8.31.2005

I'm having a conundrum. I'm slated to teach my own freshman English class next year, and to be partially responsible for teaching it next semester. This semester, I'm tutoring in the campus writing center and I'm also taking a "How to Teach Freshman English!" class.

The problem is that I don't believe in freshman English. I'm sorry, but you can't transform a grammatically challenged person with minimal research skills into a functional writer in fifteen weeks. You just can't. Either you've been on the ball since elementary school, doing your Daily Oral Language and writing your book reports, or you haven't. Structuring a paper, putting the commas in the right place, reading comprehension...these are skills that one acquires over the course of years, not weeks.
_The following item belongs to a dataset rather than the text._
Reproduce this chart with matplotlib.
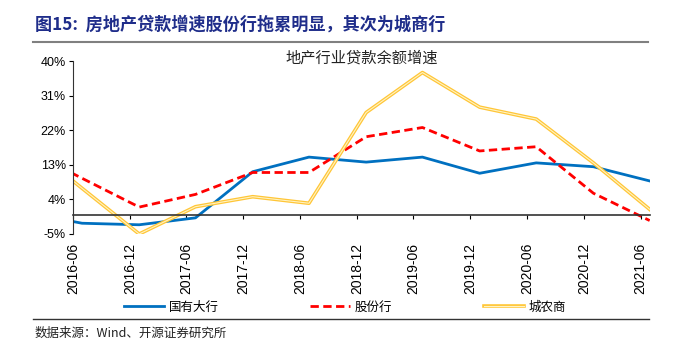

Not to mention that the English-challenged kids don't want to learn how to write a paper anyway. They just don't. The do their 10-pagers the night before they're due, without a thought to all of the punctuation and organization lessons they've slept through all semester.

I've got a small amount of experience in this field. I was a "student mentor" for my Jew's freshman English class once upon a time. She was pretty hopeless about the whole affair...she knew that the improvement from the beginning of the semester to the end was minimal, that she hadn't made a writer out of anyone in her class. My Jew had no delusions.

So what can I do? I get a tuition waiver and a stipend. I would, eventually, like a job -- and this experience will help. I just have to suck it up, smile and nod, and pretend that I'm doing something worthwhile. And that blows.